- TASK OBJECTIVE:
Word for word, transcribe the lines below and drop the pictures.

____

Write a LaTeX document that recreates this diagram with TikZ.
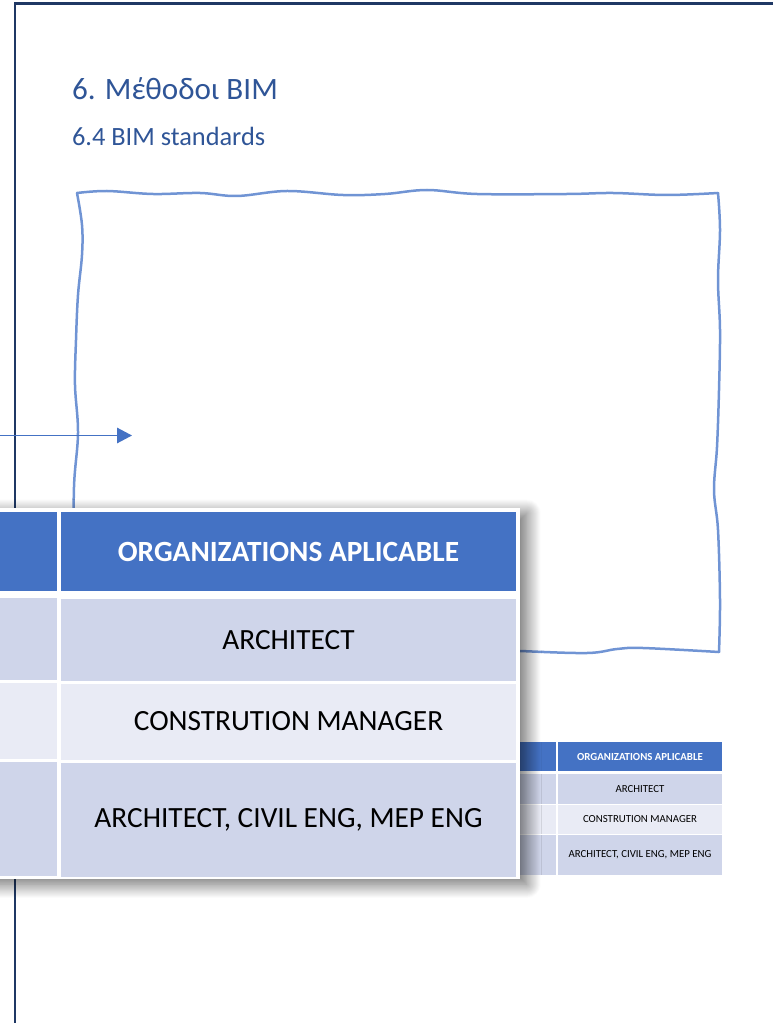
\documentclass[tikz,border=0pt]{standalone}
\usepackage{fontspec}
\setmainfont{Carlito}
\usepackage{xcolor}
\usepackage{tikz}
\usetikzlibrary{arrows.meta,shadows.blur}

\definecolor{framenavy}{RGB}{31,56,100}
\definecolor{titleblue}{RGB}{47,85,151}
\definecolor{sketchblue}{RGB}{112,148,212}
\definecolor{headblue}{RGB}{68,114,196}
\definecolor{rowdark}{RGB}{207,213,234}
\definecolor{rowlight}{RGB}{233,235,245}

\newcommand{\bigtxt}{\fontsize{16.7pt}{19pt}\selectfont}
\newcommand{\smalltxt}{\fontsize{6.15pt}{7pt}\selectfont}

\begin{document}
\begin{tikzpicture}[x=0.02cm, y=-0.02cm, every node/.style={inner sep=0pt, outer sep=0pt},
    sketchline/.style={draw=sketchblue, line width=0.05cm, line cap=round, line join=round},
    bigcell/.style={minimum width=9.1cm, font=\bigtxt, text=black},
    bigside/.style={minimum width=3.54cm},
    smallcell/.style={minimum width=3.28cm, font=\smalltxt, text=black},
    smallside/.style={minimum width=1.71cm},
    headcell/.style={fill=headblue, text=white}]

\useasboundingbox (0,0) rectangle (773,1023);
\clip (0,0) rectangle (773,1023);

% Page frame
\coordinate (framebot) at (15,1035);
\coordinate (framecorner) at (15,3.3);
\coordinate (frameright) at (790,3.3);
\draw[framenavy, line width=1.7pt] (framebot) -- (framecorner) -- (frameright);

% Title
\node[anchor=base west, text=titleblue, font=\fontsize{17.7pt}{20pt}\selectfont] (title) at (72,100) {6. Μέθοδοι BIM};
\node[anchor=base west, text=titleblue, font=\fontsize{15pt}{17pt}\selectfont] (subtitle) at (72,146) {6.4 BIM standards};

% Hand drawn frame
\draw[sketchline] plot[smooth, tension=0.6] coordinates {(77,193) (107,191) (153,194) (200,193) (237,196) (287,191) (343,195) (385,194) (427,190) (477,194) (567,194) (613,193) (667,195) (718,193)};
\draw[sketchline] plot[smooth, tension=0.6] coordinates {(718,193) (720,230) (718,280) (720,330) (719,390) (717,447) (714,490) (718,530) (720,600) (719,652)};
\draw[sketchline] plot[smooth, tension=0.6] coordinates {(719,652) (643,648) (617,649) (587,653) (520,651) (460,648) (400,651) (330,649) (260,652) (190,648) (130,651) (76,650)};
\draw[sketchline] plot[smooth, tension=0.6] coordinates {(76,650) (74,560) (74,487) (78,433) (75,385) (76,340) (78,295) (82,255) (82,225) (77,193)};

% Arrow
\coordinate (arrowfrom) at (-5,435.5);
\coordinate (arrowto) at (132,435.5);
\draw[-{Triangle[length=0.3cm, width=0.31cm]}, headblue, line width=0.8pt] (arrowfrom) -- (arrowto);

% Small table (behind)
\node[smallside, headcell, minimum height=0.58cm] (smallheadl) at (512.75,756.5) {};
\node[smallside, fill=rowdark, minimum height=0.6cm] (smallrowal) at (512.75,789) {};
\node[smallside, fill=rowlight, minimum height=0.58cm] (smallrowbl) at (512.75,819.5) {};
\node[smallside, fill=rowdark, minimum height=0.8cm] (smallrowcl) at (512.75,855) {};
\node[smallcell, headcell, minimum height=0.58cm] (smallhead) at (640,756.5) {\textbf{ORGANIZATIONS APLICABLE}};
\node[smallcell, fill=rowdark, minimum height=0.6cm] (smallrowa) at (640,789) {ARCHITECT};
\node[smallcell, fill=rowlight, minimum height=0.58cm] (smallrowb) at (640,819.5) {CONSTRUTION MANAGER};
\node[smallcell, fill=rowdark, minimum height=0.8cm] (smallrowc) at (640,855) {ARCHITECT, CIVIL ENG, MEP ENG};

% Big table (zoomed)
\node[fill=white, minimum width=13.4cm, minimum height=7.42cm, blur shadow={shadow xshift=4pt, shadow yshift=-3pt, shadow blur radius=8pt, shadow blur steps=30, shadow opacity=60}] (bigframe) at (185,693.5) {};
\node[bigside, headcell, minimum height=1.58cm] (bigheadl) at (-31.5,551.5) {};
\node[bigside, fill=rowdark, minimum height=1.64cm] (bigrowal) at (-31.5,639) {};
\node[bigside, fill=rowlight, minimum height=1.52cm] (bigrowbl) at (-31.5,721) {};
\node[bigside, fill=rowdark, minimum height=2.28cm] (bigrowcl) at (-31.5,819) {};
\node[bigcell, headcell, minimum height=1.58cm] (bighead) at (288.5,551.5) {\textbf{ORGANIZATIONS APLICABLE}};
\node[bigcell, fill=rowdark, minimum height=1.64cm] (bigrowa) at (288.5,640) {ARCHITECT};
\node[bigcell, fill=rowlight, minimum height=1.52cm] (bigrowb) at (288.5,721.5) {CONSTRUTION MANAGER};
\node[bigcell, fill=rowdark, minimum height=2.28cm] (bigrowc) at (288.5,820) {ARCHITECT, CIVIL ENG, MEP ENG};

\end{tikzpicture}
\end{document}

____

- RESULT FOR THIS TASK:
Write a LaTeX document that recreates this diagram with TikZ.
\documentclass[tikz,border=0pt]{standalone}
\usepackage{fontspec}
\setmainfont{Carlito}
\usepackage{xcolor}
\usepackage{tikz}
\usetikzlibrary{arrows.meta,shadows.blur}

\definecolor{framenavy}{RGB}{31,56,100}
\definecolor{titleblue}{RGB}{47,85,151}
\definecolor{sketchblue}{RGB}{112,148,212}
\definecolor{headblue}{RGB}{68,114,196}
\definecolor{rowdark}{RGB}{207,213,234}
\definecolor{rowlight}{RGB}{233,235,245}

\newcommand{\bigtxt}{\fontsize{16.7pt}{19pt}\selectfont}
\newcommand{\smalltxt}{\fontsize{6.15pt}{7pt}\selectfont}

\begin{document}
\begin{tikzpicture}[x=0.02cm, y=-0.02cm, every node/.style={inner sep=0pt, outer sep=0pt},
    sketchline/.style={draw=sketchblue, line width=0.05cm, line cap=round, line join=round},
    bigcell/.style={minimum width=9.1cm, font=\bigtxt, text=black},
    bigside/.style={minimum width=3.54cm},
    smallcell/.style={minimum width=3.28cm, font=\smalltxt, text=black},
    smallside/.style={minimum width=1.71cm},
    headcell/.style={fill=headblue, text=white}]

\useasboundingbox (0,0) rectangle (773,1023);
\clip (0,0) rectangle (773,1023);

% Page frame
\coordinate (framebot) at (15,1035);
\coordinate (framecorner) at (15,3.3);
\coordinate (frameright) at (790,3.3);
\draw[framenavy, line width=1.7pt] (framebot) -- (framecorner) -- (frameright);

% Title
\node[anchor=base west, text=titleblue, font=\fontsize{17.7pt}{20pt}\selectfont] (title) at (72,100) {6. Μέθοδοι BIM};
\node[anchor=base west, text=titleblue, font=\fontsize{15pt}{17pt}\selectfont] (subtitle) at (72,146) {6.4 BIM standards};

% Hand drawn frame
\draw[sketchline] plot[smooth, tension=0.6] coordinates {(77,193) (107,191) (153,194) (200,193) (237,196) (287,191) (343,195) (385,194) (427,190) (477,194) (567,194) (613,193) (667,195) (718,193)};
\draw[sketchline] plot[smooth, tension=0.6] coordinates {(718,193) (720,230) (718,280) (720,330) (719,390) (717,447) (714,490) (718,530) (720,600) (719,652)};
\draw[sketchline] plot[smooth, tension=0.6] coordinates {(719,652) (643,648) (617,649) (587,653) (520,651) (460,648) (400,651) (330,649) (260,652) (190,648) (130,651) (76,650)};
\draw[sketchline] plot[smooth, tension=0.6] coordinates {(76,650) (74,560) (74,487) (78,433) (75,385) (76,340) (78,295) (82,255) (82,225) (77,193)};

% Arrow
\coordinate (arrowfrom) at (-5,435.5);
\coordinate (arrowto) at (132,435.5);
\draw[-{Triangle[length=0.3cm, width=0.31cm]}, headblue, line width=0.8pt] (arrowfrom) -- (arrowto);

% Small table (behind)
\node[smallside, headcell, minimum height=0.58cm] (smallheadl) at (512.75,756.5) {};
\node[smallside, fill=rowdark, minimum height=0.6cm] (smallrowal) at (512.75,789) {};
\node[smallside, fill=rowlight, minimum height=0.58cm] (smallrowbl) at (512.75,819.5) {};
\node[smallside, fill=rowdark, minimum height=0.8cm] (smallrowcl) at (512.75,855) {};
\node[smallcell, headcell, minimum height=0.58cm] (smallhead) at (640,756.5) {\textbf{ORGANIZATIONS APLICABLE}};
\node[smallcell, fill=rowdark, minimum height=0.6cm] (smallrowa) at (640,789) {ARCHITECT};
\node[smallcell, fill=rowlight, minimum height=0.58cm] (smallrowb) at (640,819.5) {CONSTRUTION MANAGER};
\node[smallcell, fill=rowdark, minimum height=0.8cm] (smallrowc) at (640,855) {ARCHITECT, CIVIL ENG, MEP ENG};

% Big table (zoomed)
\node[fill=white, minimum width=13.4cm, minimum height=7.42cm, blur shadow={shadow xshift=4pt, shadow yshift=-3pt, shadow blur radius=8pt, shadow blur steps=30, shadow opacity=60}] (bigframe) at (185,693.5) {};
\node[bigside, headcell, minimum height=1.58cm] (bigheadl) at (-31.5,551.5) {};
\node[bigside, fill=rowdark, minimum height=1.64cm] (bigrowal) at (-31.5,639) {};
\node[bigside, fill=rowlight, minimum height=1.52cm] (bigrowbl) at (-31.5,721) {};
\node[bigside, fill=rowdark, minimum height=2.28cm] (bigrowcl) at (-31.5,819) {};
\node[bigcell, headcell, minimum height=1.58cm] (bighead) at (288.5,551.5) {\textbf{ORGANIZATIONS APLICABLE}};
\node[bigcell, fill=rowdark, minimum height=1.64cm] (bigrowa) at (288.5,640) {ARCHITECT};
\node[bigcell, fill=rowlight, minimum height=1.52cm] (bigrowb) at (288.5,721.5) {CONSTRUTION MANAGER};
\node[bigcell, fill=rowdark, minimum height=2.28cm] (bigrowc) at (288.5,820) {ARCHITECT, CIVIL ENG, MEP ENG};

\end{tikzpicture}
\end{document}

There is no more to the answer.